What we forget to remember is that “we are in the perpetual care of others.”[1] I looked up the definition of “perpetual.”  It means “never ending or changing, occurring repeatedly, so frequent as to seem endless and uninterrupted.”   We are not independent. We are in the perpetual care of one another.  We are interdependent.  We are givers and we are receivers.  We can’t be one without the other.  Perhaps in giving we heal ourselves and in receiving we heal others. Or maybe it’s the other way around?  

I invite you to pause today to think through the 72 or 32 or 18 labors of something or someone you take for granted.  Maybe it’s the water coming out of your tap, or the road you drove into work on today or the medication that keeps a loved one well.  Whatever it is, remember that we have much to be grateful for within all of our daily connections, no matter how mundane they may appear.  Let us give thanks for the opportunity to give to one another and to receive from one another.  May we continue to offer perpetual care for one another, for ourselves, and for our patients.  And may Lina recover completely from her vertigo.   Amen


[1] How Then Shall We Live, Muller, p. 227


 

Sunday, March 9, 2014

Overcoming fear

Tomorrow is the start of a new adventure - Clinical Pastoral Education at Evergreen Health in Kirkland.  I've worked as a hospice chaplain for almost a year and a half now and  I see the need for more education, more self-awareness, and more diversity, all of which I know I will encounter in the next 12 weeks.  My major concern right now is getting to the hospital from my daughter's house in Snohomish.  You see, I have a fear of heights and freeway overpasses.  You might think, what's the big deal?  But if you are one of the countless people who walk around with any sort of anxiety issue, you know this is no small matter.

Over 10 years ago I hit my head and suffered major inner ear damage which brought on long term vertigo.  Tasks I had taken for granted suddenly turned into impossibilities.  Driving was at the top of the list.  For weeks I refused to drive but I had responsibilities and finally got behind the wheel.  I was beyond terrified as I feared losing control of my car.  At one point while crossing the Tacoma Narrows bridge I experienced my first panic attack.  My breathing became shallow, my heart rate raised and I involuntarily removed my foot from the gas pedal and came to a stop.  I would not recommend doing this.  It makes other drivers extremely irritated. 

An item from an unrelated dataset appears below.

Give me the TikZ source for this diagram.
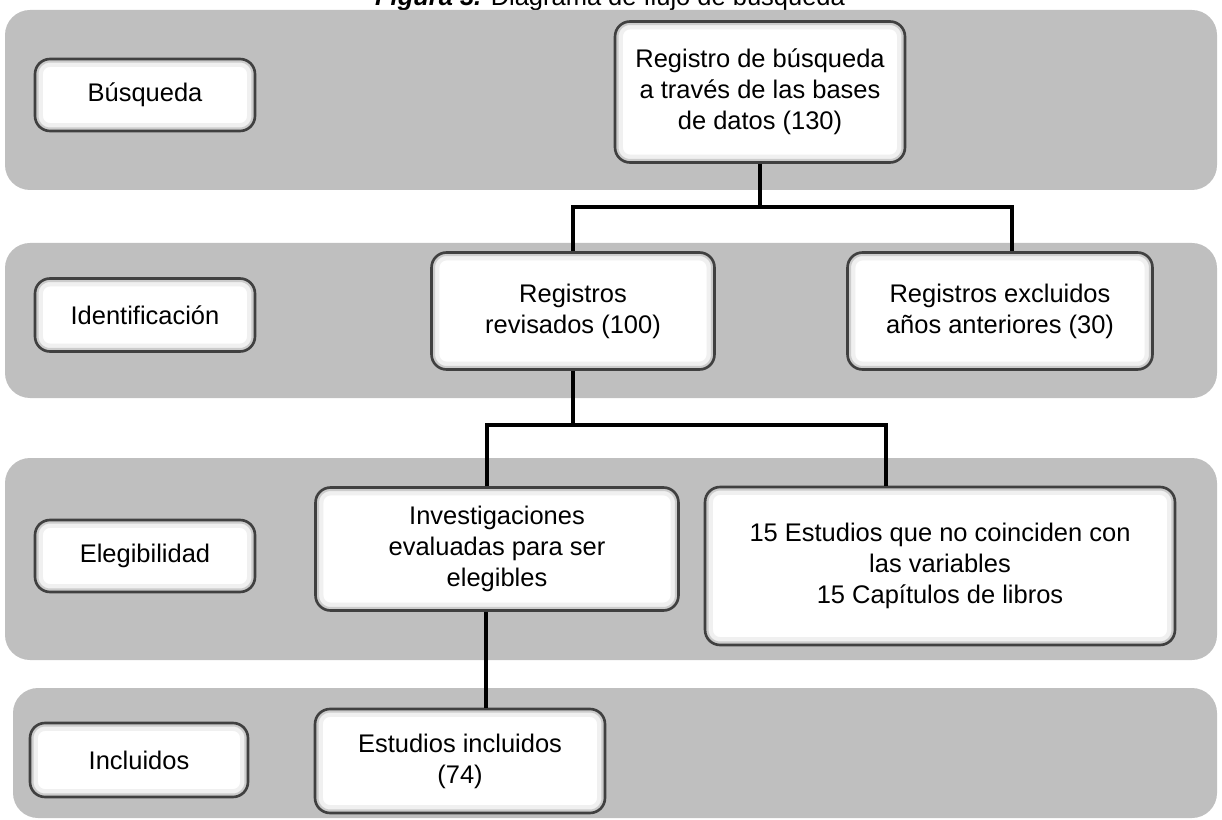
\documentclass[tikz,border=0pt]{standalone}
\usepackage{fontspec}
\setmainfont{Liberation Sans}
\usetikzlibrary{positioning}
\definecolor{bandgray}{RGB}{191,191,191}
\definecolor{boxline}{RGB}{64,64,64}

\begin{document}
\begin{tikzpicture}[
  x=0.02cm, y=-0.02cm,
  band/.style={fill=bandgray, rounded corners=0.5cm},
  box/.style={rectangle, draw=boxline, line width=1.5pt, fill=white, rounded corners=0.3cm, align=center, inner sep=0pt, font=\fontsize{14.5}{17.6}\selectfont,
    path picture={
      \draw[gray!12, line width=9pt, rounded corners=0.3cm] (path picture bounding box.south west) rectangle (path picture bounding box.north east);
      \draw[gray!40, line width=4pt, rounded corners=0.3cm] (path picture bounding box.south west) rectangle (path picture bounding box.north east);
    }},
  link/.style={line width=2pt, black}
]
\useasboundingbox (0,0) rectangle (1222,820);
% title, its top is cut by the page edge
\node[anchor=base, inner sep=0pt, font=\fontsize{14.5}{17.6}\selectfont] (title) at (610,6) {\textbf{\textit{Figura 3.}} Diagrama de flujo de búsqueda};

% grey bands
\fill[band] (5,10) rectangle (1217,190);
\fill[band] (5,243) rectangle (1217,398);
\fill[band] (5,458) rectangle (1217,660);
\fill[band] (13,688) rectangle (1217,818);

% stage labels
\node[box, minimum width=4.4cm, minimum height=1.44cm] (busq) at (145,95) {Búsqueda};
\node[box, minimum width=4.4cm, minimum height=1.46cm] (ident) at (145,315) {Identificación};
\node[box, minimum width=4.4cm, minimum height=1.44cm] (eleg) at (145,556) {Elegibilidad};
\node[box, minimum width=4.36cm, minimum height=1.48cm] (incl) at (139,760) {Incluidos};

% flow boxes
\node[box, minimum width=5.8cm, minimum height=2.82cm] (reg) at (760,92) {Registro de búsqueda\\a través de las bases\\de datos (130)};
\node[box, minimum width=5.66cm, minimum height=2.34cm] (rev) at (573,311) {Registros\\revisados (100)};
\node[box, minimum width=6.1cm, minimum height=2.34cm] (excl) at (1000,311) {Registros excluidos\\años anteriores (30)};
\node[box, minimum width=7.26cm, minimum height=2.46cm] (inv) at (497,549) {Investigaciones\\evaluadas para ser\\elegibles};
\node[box, minimum width=9.4cm, minimum height=3.16cm] (est) at (940,566) {15 Estudios que no coinciden con\\las variables\\15 Capítulos de libros};
\node[box, minimum width=5.8cm, minimum height=2.08cm] (inc) at (460,761) {Estudios incluidos\\(74)};

% connectors
\coordinate (h1) at (0,207);
\coordinate (h2) at (0,425);
\draw[link] (reg.south) -- (reg.south |- h1);
\draw[link] (rev.north) |- (reg.south |- h1) -| ([xshift=0.24cm]excl.north);
\draw[link] (rev.south) -- (rev.south |- h2);
\draw[link] ([xshift=-0.2cm]inv.north) |- (rev.south |- h2) -| ([xshift=-1.08cm]est.north);
\draw[link] ([xshift=-0.22cm]inv.south) -- ([xshift=-0.22cm]inv.south |- inc.north);
\end{tikzpicture}
\end{document}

After that incident I began limiting my life.  I came up with all sorts of rules about what I could not do.  No driving on bridges, no driving over water, no driving at night, no driving in the rain.  The list was endless. 

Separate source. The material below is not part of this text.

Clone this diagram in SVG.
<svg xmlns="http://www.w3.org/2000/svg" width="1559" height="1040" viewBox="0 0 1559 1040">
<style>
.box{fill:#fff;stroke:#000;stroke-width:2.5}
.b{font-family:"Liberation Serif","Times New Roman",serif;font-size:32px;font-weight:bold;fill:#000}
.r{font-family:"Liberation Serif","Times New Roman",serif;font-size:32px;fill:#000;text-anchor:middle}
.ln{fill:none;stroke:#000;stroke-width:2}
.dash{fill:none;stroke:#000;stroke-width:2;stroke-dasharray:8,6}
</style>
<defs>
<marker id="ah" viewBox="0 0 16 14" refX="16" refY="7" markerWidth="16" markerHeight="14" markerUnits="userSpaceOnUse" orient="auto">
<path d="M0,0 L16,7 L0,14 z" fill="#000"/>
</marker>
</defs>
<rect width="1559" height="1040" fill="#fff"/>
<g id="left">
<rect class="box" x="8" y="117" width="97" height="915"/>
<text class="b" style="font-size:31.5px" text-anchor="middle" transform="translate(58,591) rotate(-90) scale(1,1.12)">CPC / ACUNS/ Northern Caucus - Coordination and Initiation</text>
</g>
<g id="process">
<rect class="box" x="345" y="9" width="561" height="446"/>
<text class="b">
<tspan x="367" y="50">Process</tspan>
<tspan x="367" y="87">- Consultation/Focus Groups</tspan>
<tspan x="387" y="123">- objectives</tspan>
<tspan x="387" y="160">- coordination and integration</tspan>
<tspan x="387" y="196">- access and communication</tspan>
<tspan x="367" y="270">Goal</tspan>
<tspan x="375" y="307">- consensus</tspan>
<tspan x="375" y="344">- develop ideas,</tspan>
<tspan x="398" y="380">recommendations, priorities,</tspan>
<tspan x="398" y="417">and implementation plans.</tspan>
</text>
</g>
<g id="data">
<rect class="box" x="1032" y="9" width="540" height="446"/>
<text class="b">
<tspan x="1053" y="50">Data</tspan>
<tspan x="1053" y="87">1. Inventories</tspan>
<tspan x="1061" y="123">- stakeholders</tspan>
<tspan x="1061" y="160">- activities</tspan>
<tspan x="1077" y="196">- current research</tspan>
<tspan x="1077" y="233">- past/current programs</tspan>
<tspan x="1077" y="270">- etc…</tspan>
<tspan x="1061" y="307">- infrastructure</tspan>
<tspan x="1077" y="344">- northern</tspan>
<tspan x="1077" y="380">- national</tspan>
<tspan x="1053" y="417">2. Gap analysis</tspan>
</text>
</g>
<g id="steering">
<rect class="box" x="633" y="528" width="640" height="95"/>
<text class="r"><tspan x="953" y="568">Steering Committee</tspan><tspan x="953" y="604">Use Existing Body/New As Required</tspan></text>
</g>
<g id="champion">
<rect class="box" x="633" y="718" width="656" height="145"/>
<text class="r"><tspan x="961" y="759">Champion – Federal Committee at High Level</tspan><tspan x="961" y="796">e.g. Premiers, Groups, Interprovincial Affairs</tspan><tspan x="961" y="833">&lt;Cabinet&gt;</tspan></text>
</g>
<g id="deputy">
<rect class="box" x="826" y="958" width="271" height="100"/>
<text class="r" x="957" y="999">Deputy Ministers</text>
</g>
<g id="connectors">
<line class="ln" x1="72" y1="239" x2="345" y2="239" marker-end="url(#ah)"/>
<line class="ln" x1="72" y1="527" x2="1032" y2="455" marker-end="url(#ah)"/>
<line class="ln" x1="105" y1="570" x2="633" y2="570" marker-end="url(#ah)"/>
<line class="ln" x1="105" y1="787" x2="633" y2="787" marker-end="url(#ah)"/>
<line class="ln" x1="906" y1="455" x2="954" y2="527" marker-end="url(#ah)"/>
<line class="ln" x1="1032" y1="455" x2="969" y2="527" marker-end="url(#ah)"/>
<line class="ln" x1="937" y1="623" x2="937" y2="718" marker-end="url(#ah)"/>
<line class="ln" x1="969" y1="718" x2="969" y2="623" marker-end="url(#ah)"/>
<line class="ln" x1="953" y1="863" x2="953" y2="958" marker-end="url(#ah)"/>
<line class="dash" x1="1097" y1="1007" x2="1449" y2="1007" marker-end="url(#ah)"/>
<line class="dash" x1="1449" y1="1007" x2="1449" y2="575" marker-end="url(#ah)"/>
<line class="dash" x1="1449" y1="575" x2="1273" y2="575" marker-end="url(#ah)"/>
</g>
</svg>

But my doctor told me that my inner ear would eventually compensate for the damage from the fall.  It would take years but he was right.  Unfortunately my brain didn't get the message regarding all my rules.  I accepted the fears as reality.

Over the last two years I've made remarkable progress thanks to my spiritual director.  I now drive on freeways, drive at night in rain and can cross a bridge, as long as it's on the water.  However, two fears remain that I have not faced yet.  Heights and overpasses. 

So what does this have to do with CPE?  Well, the easiest route to take is over a very tall freeway overpass that connects the 522 to the 405. Am I going to tackle it on my first day?  No, as I have other fears to contend with such as the fear of sleeping in and being late.  So I am leaving earlier and taking another route.  But in the midst of all this I have come up with some strategies to use when I decide to take the quickest route. 


I found this quote that says "The only thing standing between where you are and where you want to be is your fear."  I replaced "fear" with the "fear of overpasses" as I need to literally cross that bridge to get to the hospital!  So I decided to do The Work on my fears.

Here's words to say as I approach my fear (bridge): 
I look forward to crossing this overpass.  Each time will be easier than the last.
I am thankful that my body wants to protect me from harm.  It's doing it's job, but I'm not in Danger, I'm in Discomfort!
I know that this panic attack will end.